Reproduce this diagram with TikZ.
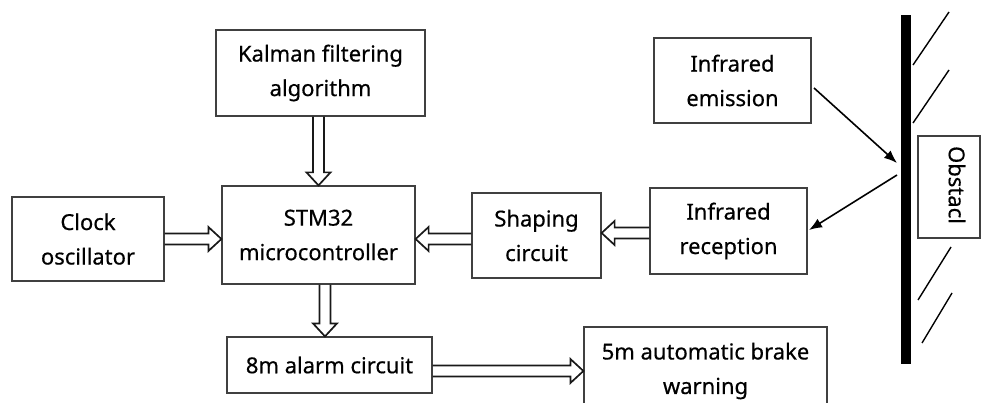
\documentclass[tikz,border=0pt]{standalone}
\usepackage{fontspec}
\setmainfont{Noto Sans}[FakeBold=0.5]
\usetikzlibrary{calc,arrows.meta}
\begin{document}
\begin{tikzpicture}[x=1pt,y=-1pt,
  box/.style={draw=black!75, line width=1.2pt, align=center, inner sep=0pt,
    font=\fontsize{22}{34.5}\selectfont},
  hollow/.style={draw=black!90, line width=1.7pt, line join=miter,
    to path={
      ($(\tikztotarget)!13pt!(\tikztostart)$) coordinate (hb)
      ($(\tikztostart)!5.5pt!90:(\tikztotarget)$)
      -- ($(hb)!5.5pt!-90:(\tikztostart)$)
      -- ($(hb)!12pt!-90:(\tikztostart)$)
      -- (\tikztotarget)
      -- ($(hb)!12pt!90:(\tikztostart)$)
      -- ($(hb)!5.5pt!90:(\tikztostart)$)
      -- ($(\tikztostart)!5.5pt!-90:(\tikztotarget)$)
    }},
  ray/.style={draw=black, line width=1.6pt, -{Latex[length=13pt,width=10pt]}},
  hatch/.style={draw=black, line width=1.4pt}
]
\useasboundingbox (0,0) rectangle (981,403);
\clip (0,0) rectangle (981,403);

% boxes
\node[box, minimum width=209pt, minimum height=86pt] (kal) at (320.5,73) {Kalman filtering\\algorithm};
\node[box, minimum width=193pt, minimum height=98pt] (stm) at (318.5,235) {STM32\\microcontroller};
\node[box, minimum width=152pt, minimum height=84pt] (clk) at (88,239) {Clock\\oscillator};
\node[box, minimum width=205pt, minimum height=56pt] (am) at (329.5,365) {8m alarm circuit};
\node[box, minimum width=157pt, minimum height=85pt] (emit) at (732.5,80.5) {Infrared\\emission};
\node[box, minimum width=129pt, minimum height=85pt] (shp) at (536.5,235.5) {Shaping\\circuit};
\node[box, minimum width=157pt, minimum height=86pt] (recv) at (728.5,231) {Infrared\\reception};
\node[box, minimum width=243pt, minimum height=88pt] (brake) at (705.5,371) {5m automatic brake\\warning};
\node[box, minimum width=62pt, minimum height=102pt] (obs) at (949,187) {};
\node[rotate=-90, inner sep=0pt, font=\fontsize{22}{34.5}\selectfont] (obstxt) at (957,185) {Obstacl};

% obstacle wall
\node[fill=black, draw=none, minimum width=10pt, minimum height=349pt, inner sep=0pt] (bar) at (906,189.5) {};
\draw[hatch] (913,65) -- (949,12);
\draw[hatch] (913,123) -- (949,70);
\draw[hatch] (918,300) -- (951,247);
\draw[hatch] (922,343) -- (952,293);

% infrared rays
\coordinate (e1) at (814,88);
\coordinate (h1) at (897,163);
\coordinate (h2) at (897,175);
\coordinate (r1) at (809,230);
\draw[ray] (e1) -- (h1);
\draw[ray] (h2) -- (r1);

% hollow block arrows
\draw[hollow] (kal.south -| stm.north) to (stm.north);
\draw[hollow] (clk.east) to (clk.east -| stm.west);
\coordinate (s1) at ([xshift=6.5pt]stm.south);
\draw[hollow] (s1) to (s1 |- am.north);
\coordinate (s2) at ([yshift=-3.5pt]shp.west);
\draw[hollow] (s2) to (s2 -| stm.east);
\coordinate (s3) at ([yshift=-2pt]recv.west);
\draw[hollow] (s3) to (s3 -| shp.east);
\coordinate (s4) at ([yshift=-6pt]am.east);
\draw[hollow] (s4) to (s4 -| brake.west);
\end{tikzpicture}
\end{document}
----
*Task instructions*. Return all of the data exactly as written, and drop the pictures.

*Exercise output*.
Reproduce this diagram with TikZ.
\documentclass[tikz,border=0pt]{standalone}
\usepackage{fontspec}
\setmainfont{Noto Sans}[FakeBold=0.5]
\usetikzlibrary{calc,arrows.meta}
\begin{document}
\begin{tikzpicture}[x=1pt,y=-1pt,
  box/.style={draw=black!75, line width=1.2pt, align=center, inner sep=0pt,
    font=\fontsize{22}{34.5}\selectfont},
  hollow/.style={draw=black!90, line width=1.7pt, line join=miter,
    to path={
      ($(\tikztotarget)!13pt!(\tikztostart)$) coordinate (hb)
      ($(\tikztostart)!5.5pt!90:(\tikztotarget)$)
      -- ($(hb)!5.5pt!-90:(\tikztostart)$)
      -- ($(hb)!12pt!-90:(\tikztostart)$)
      -- (\tikztotarget)
      -- ($(hb)!12pt!90:(\tikztostart)$)
      -- ($(hb)!5.5pt!90:(\tikztostart)$)
      -- ($(\tikztostart)!5.5pt!-90:(\tikztotarget)$)
    }},
  ray/.style={draw=black, line width=1.6pt, -{Latex[length=13pt,width=10pt]}},
  hatch/.style={draw=black, line width=1.4pt}
]
\useasboundingbox (0,0) rectangle (981,403);
\clip (0,0) rectangle (981,403);

% boxes
\node[box, minimum width=209pt, minimum height=86pt] (kal) at (320.5,73) {Kalman filtering\\algorithm};
\node[box, minimum width=193pt, minimum height=98pt] (stm) at (318.5,235) {STM32\\microcontroller};
\node[box, minimum width=152pt, minimum height=84pt] (clk) at (88,239) {Clock\\oscillator};
\node[box, minimum width=205pt, minimum height=56pt] (am) at (329.5,365) {8m alarm circuit};
\node[box, minimum width=157pt, minimum height=85pt] (emit) at (732.5,80.5) {Infrared\\emission};
\node[box, minimum width=129pt, minimum height=85pt] (shp) at (536.5,235.5) {Shaping\\circuit};
\node[box, minimum width=157pt, minimum height=86pt] (recv) at (728.5,231) {Infrared\\reception};
\node[box, minimum width=243pt, minimum height=88pt] (brake) at (705.5,371) {5m automatic brake\\warning};
\node[box, minimum width=62pt, minimum height=102pt] (obs) at (949,187) {};
\node[rotate=-90, inner sep=0pt, font=\fontsize{22}{34.5}\selectfont] (obstxt) at (957,185) {Obstacl};

% obstacle wall
\node[fill=black, draw=none, minimum width=10pt, minimum height=349pt, inner sep=0pt] (bar) at (906,189.5) {};
\draw[hatch] (913,65) -- (949,12);
\draw[hatch] (913,123) -- (949,70);
\draw[hatch] (918,300) -- (951,247);
\draw[hatch] (922,343) -- (952,293);

% infrared rays
\coordinate (e1) at (814,88);
\coordinate (h1) at (897,163);
\coordinate (h2) at (897,175);
\coordinate (r1) at (809,230);
\draw[ray] (e1) -- (h1);
\draw[ray] (h2) -- (r1);

% hollow block arrows
\draw[hollow] (kal.south -| stm.north) to (stm.north);
\draw[hollow] (clk.east) to (clk.east -| stm.west);
\coordinate (s1) at ([xshift=6.5pt]stm.south);
\draw[hollow] (s1) to (s1 |- am.north);
\coordinate (s2) at ([yshift=-3.5pt]shp.west);
\draw[hollow] (s2) to (s2 -| stm.east);
\coordinate (s3) at ([yshift=-2pt]recv.west);
\draw[hollow] (s3) to (s3 -| shp.east);
\coordinate (s4) at ([yshift=-6pt]am.east);
\draw[hollow] (s4) to (s4 -| brake.west);
\end{tikzpicture}
\end{document}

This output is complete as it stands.